● **Exercise brief**: Transcribe the records below from the first line to the line that includes "import plotly.graph_objects as go", inclusive, and omit the pictures.

● **Materials provided**:
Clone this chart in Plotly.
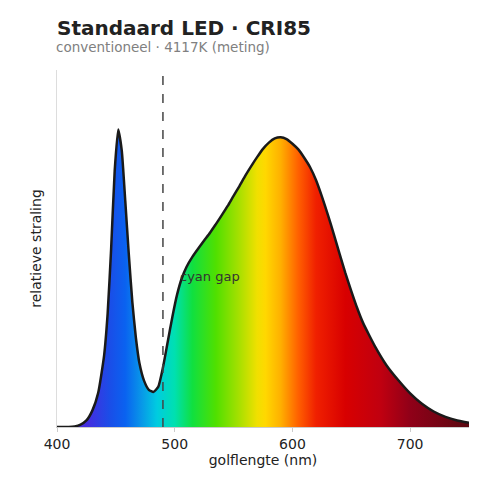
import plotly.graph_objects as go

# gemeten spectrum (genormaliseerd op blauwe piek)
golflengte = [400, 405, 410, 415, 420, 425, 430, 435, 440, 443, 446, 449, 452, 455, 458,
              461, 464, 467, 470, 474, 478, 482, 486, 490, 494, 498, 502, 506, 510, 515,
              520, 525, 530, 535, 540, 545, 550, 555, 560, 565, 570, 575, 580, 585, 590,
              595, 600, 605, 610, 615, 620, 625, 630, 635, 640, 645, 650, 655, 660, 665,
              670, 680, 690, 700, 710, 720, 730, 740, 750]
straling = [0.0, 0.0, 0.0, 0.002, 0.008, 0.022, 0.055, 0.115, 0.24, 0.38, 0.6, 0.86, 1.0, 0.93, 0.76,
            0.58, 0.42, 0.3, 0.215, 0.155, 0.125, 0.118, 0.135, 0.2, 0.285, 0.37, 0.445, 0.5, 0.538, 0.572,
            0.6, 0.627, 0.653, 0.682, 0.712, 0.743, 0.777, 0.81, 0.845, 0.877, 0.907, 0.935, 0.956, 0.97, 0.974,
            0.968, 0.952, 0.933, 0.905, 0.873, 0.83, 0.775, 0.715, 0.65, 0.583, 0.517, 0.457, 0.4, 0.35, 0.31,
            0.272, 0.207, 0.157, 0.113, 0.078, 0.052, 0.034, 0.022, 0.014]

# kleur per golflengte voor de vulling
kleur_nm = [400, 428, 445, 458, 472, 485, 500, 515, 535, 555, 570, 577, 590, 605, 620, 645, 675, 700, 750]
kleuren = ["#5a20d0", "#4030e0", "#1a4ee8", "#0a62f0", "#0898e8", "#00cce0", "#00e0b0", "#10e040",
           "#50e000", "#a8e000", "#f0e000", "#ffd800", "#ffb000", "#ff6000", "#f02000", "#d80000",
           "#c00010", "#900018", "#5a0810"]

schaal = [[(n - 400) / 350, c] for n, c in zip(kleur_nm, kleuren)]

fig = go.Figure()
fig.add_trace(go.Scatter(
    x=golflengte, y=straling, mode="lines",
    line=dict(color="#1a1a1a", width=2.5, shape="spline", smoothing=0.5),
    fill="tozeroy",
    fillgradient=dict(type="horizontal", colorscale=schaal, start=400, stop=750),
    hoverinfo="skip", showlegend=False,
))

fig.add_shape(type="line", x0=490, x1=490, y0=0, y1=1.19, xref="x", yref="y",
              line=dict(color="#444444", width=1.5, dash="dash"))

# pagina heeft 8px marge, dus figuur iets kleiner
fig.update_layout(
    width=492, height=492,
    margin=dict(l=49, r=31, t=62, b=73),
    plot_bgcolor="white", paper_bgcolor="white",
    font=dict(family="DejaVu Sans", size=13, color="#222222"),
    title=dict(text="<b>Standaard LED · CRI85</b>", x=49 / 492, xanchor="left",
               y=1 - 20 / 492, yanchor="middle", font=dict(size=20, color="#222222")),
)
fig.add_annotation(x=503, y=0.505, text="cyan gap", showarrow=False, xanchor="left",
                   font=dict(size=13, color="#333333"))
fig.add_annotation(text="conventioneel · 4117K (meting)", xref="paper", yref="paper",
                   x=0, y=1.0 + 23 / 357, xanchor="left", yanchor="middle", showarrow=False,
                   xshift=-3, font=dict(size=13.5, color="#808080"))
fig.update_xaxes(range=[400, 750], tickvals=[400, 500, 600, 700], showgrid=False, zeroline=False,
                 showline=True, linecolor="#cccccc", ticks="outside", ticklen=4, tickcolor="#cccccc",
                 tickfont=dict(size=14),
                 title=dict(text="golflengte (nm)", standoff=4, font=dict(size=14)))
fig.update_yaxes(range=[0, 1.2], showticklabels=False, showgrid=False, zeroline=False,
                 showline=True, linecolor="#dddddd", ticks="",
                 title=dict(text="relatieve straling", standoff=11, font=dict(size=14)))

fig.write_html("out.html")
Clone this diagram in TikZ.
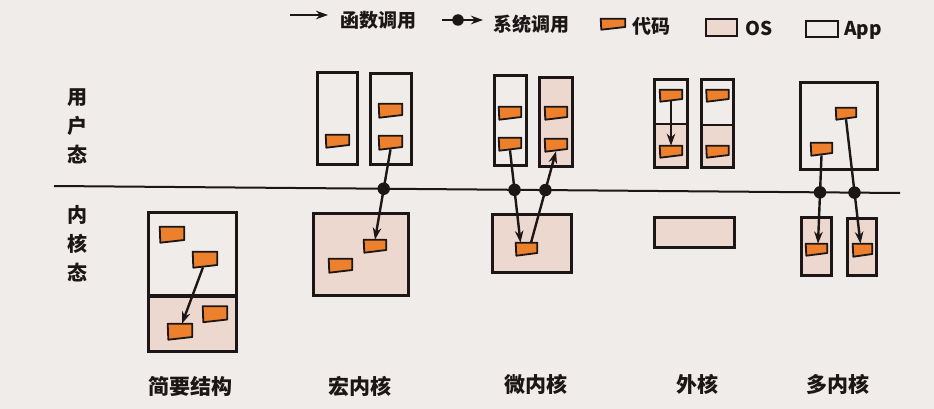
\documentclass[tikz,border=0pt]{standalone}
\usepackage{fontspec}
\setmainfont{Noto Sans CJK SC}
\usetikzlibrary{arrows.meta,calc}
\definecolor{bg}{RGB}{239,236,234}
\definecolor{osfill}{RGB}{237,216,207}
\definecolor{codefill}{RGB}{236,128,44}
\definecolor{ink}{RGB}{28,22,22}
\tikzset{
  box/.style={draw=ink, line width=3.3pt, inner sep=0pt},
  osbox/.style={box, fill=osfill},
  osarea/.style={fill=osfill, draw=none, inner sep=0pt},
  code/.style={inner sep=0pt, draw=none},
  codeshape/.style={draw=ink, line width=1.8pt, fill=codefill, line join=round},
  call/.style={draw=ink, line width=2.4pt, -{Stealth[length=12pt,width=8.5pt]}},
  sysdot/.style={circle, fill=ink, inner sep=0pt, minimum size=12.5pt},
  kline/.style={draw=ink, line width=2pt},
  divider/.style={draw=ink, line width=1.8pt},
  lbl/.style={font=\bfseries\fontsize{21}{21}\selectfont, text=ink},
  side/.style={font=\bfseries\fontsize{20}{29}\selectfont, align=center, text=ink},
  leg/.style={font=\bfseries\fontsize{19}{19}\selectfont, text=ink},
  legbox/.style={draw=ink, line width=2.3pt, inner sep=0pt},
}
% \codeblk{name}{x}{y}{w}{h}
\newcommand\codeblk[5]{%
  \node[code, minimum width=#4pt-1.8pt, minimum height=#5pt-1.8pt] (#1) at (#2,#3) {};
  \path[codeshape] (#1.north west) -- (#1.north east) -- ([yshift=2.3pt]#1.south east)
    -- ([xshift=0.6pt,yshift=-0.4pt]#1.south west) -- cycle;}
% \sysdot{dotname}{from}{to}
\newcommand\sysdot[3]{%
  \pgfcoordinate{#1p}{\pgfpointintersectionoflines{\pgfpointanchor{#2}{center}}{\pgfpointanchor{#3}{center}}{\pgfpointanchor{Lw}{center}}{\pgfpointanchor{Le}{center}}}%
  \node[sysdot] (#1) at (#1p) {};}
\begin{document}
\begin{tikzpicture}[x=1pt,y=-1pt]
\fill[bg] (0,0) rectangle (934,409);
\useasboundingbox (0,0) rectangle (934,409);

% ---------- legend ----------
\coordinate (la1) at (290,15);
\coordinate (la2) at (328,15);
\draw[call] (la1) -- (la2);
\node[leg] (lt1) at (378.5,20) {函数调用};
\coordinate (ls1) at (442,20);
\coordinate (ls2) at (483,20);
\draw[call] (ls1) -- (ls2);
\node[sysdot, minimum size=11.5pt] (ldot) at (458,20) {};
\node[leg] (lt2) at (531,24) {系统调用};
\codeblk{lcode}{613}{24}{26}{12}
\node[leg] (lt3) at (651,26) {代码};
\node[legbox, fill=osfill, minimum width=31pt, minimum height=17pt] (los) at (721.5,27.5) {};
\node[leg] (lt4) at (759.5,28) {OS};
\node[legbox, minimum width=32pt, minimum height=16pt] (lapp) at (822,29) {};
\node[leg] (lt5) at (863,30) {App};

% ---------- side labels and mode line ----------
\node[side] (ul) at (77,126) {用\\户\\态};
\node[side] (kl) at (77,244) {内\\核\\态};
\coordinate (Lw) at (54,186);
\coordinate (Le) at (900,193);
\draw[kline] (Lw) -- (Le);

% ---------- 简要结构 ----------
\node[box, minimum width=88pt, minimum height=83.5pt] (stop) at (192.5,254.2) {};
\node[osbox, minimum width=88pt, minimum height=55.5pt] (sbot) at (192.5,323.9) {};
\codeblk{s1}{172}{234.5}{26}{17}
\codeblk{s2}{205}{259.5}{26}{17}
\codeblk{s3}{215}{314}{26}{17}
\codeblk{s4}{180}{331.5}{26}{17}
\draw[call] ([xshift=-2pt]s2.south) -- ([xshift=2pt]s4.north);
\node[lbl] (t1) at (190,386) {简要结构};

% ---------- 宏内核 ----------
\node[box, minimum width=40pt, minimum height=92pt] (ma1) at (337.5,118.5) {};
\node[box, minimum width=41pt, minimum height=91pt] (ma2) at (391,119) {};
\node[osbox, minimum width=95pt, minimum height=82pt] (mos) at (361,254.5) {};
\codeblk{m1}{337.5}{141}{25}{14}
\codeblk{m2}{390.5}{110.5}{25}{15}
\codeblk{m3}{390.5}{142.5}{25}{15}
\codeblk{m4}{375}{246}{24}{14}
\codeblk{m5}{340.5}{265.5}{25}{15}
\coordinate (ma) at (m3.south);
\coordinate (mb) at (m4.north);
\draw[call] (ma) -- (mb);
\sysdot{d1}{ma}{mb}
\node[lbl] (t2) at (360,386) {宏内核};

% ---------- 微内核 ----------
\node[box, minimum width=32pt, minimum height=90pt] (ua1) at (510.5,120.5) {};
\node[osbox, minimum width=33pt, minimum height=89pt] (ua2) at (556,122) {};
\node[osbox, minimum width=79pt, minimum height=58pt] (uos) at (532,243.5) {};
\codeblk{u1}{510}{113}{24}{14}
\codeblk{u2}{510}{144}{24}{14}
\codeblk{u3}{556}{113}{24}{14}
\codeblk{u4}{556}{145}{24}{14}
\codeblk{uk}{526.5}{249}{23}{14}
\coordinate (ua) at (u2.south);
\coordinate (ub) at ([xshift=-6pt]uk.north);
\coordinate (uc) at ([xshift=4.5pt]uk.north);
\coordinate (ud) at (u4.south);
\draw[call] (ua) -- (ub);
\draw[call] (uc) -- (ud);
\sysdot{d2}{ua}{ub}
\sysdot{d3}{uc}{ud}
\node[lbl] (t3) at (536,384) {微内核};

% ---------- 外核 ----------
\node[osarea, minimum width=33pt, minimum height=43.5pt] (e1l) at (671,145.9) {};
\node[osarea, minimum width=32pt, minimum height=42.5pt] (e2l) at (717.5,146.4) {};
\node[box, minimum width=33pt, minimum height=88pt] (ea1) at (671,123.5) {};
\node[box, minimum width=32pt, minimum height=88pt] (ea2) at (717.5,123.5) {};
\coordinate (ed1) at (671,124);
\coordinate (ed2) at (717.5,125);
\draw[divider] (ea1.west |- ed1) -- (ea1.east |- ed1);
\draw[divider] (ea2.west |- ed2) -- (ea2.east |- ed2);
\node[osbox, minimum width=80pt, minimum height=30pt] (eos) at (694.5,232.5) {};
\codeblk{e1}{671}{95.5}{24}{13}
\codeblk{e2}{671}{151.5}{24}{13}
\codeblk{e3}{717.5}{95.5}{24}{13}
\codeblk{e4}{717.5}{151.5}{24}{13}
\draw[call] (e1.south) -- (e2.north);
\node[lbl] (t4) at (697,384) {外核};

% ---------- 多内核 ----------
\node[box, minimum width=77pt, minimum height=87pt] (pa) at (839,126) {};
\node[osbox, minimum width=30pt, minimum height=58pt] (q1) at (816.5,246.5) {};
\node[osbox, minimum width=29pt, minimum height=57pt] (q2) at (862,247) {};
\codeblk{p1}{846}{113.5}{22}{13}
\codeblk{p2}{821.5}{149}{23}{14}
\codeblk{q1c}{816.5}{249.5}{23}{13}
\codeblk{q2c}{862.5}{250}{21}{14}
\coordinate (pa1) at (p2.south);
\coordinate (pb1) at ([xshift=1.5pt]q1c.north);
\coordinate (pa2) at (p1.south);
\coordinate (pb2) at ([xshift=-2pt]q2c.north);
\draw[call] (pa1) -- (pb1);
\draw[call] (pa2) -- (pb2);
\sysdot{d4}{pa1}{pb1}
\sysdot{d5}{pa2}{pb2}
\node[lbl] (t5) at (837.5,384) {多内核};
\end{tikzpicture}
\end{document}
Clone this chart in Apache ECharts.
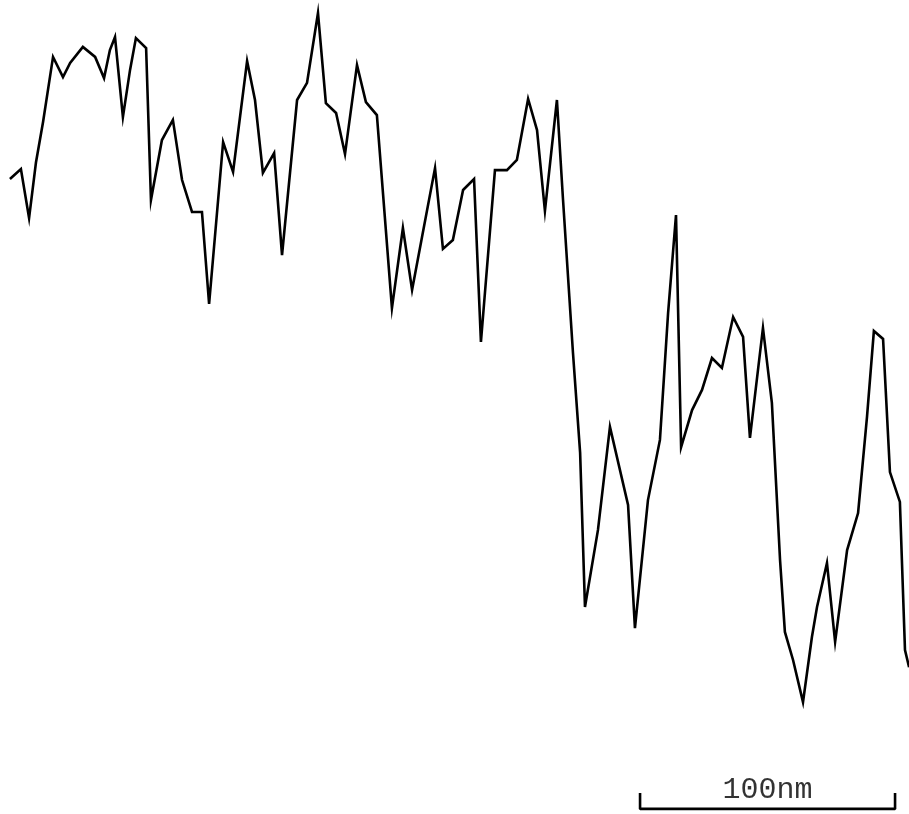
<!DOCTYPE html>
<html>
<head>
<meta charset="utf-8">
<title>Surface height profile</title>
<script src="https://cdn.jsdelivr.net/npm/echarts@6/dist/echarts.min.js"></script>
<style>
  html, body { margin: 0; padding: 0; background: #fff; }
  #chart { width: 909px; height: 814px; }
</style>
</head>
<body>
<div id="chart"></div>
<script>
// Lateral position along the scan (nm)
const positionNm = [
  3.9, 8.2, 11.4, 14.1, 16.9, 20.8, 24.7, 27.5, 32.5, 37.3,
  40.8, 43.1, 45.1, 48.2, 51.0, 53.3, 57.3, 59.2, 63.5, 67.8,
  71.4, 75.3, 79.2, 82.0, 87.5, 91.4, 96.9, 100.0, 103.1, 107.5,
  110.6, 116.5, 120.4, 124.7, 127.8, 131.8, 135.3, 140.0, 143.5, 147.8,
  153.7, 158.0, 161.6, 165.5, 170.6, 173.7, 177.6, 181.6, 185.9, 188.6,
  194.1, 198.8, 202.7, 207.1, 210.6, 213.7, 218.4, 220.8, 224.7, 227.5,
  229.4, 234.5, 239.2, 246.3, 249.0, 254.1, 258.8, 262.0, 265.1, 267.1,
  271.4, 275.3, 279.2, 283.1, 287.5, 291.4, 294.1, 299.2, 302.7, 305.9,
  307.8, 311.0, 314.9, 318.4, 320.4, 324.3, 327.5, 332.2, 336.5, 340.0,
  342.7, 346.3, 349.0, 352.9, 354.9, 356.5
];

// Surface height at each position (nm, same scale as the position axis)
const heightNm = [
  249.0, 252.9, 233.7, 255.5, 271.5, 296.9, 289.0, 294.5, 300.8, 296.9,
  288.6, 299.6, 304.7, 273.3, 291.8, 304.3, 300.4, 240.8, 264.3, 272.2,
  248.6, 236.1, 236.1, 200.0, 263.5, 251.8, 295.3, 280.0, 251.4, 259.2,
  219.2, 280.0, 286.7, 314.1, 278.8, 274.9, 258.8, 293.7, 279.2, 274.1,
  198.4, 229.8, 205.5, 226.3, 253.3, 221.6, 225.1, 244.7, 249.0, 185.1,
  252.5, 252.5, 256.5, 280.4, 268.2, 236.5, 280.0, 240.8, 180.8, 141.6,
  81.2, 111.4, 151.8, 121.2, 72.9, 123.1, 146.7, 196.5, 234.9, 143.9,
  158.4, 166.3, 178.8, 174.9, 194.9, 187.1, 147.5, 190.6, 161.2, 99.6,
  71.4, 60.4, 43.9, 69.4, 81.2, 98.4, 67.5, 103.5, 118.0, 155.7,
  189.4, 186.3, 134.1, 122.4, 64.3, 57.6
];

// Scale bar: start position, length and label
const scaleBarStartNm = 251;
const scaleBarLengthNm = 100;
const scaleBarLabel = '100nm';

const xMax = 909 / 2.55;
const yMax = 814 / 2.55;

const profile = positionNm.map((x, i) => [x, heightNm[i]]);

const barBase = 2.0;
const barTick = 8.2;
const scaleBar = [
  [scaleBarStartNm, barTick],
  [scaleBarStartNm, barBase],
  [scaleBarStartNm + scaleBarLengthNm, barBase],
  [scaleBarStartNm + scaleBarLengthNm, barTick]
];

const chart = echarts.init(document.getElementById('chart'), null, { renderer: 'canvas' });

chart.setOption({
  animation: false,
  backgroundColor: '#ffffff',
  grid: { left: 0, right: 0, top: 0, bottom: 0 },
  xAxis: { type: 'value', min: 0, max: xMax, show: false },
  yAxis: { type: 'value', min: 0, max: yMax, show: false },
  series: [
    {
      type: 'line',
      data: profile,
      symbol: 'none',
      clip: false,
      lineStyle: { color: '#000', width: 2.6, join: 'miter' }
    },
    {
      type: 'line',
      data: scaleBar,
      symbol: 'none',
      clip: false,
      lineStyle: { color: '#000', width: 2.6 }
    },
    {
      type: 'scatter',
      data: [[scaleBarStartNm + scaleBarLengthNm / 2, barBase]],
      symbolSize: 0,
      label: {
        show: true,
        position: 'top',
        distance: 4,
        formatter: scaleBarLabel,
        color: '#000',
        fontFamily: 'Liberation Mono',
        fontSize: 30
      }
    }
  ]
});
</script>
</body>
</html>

● **The response**:
Clone this chart in Plotly.
import plotly.graph_objects as go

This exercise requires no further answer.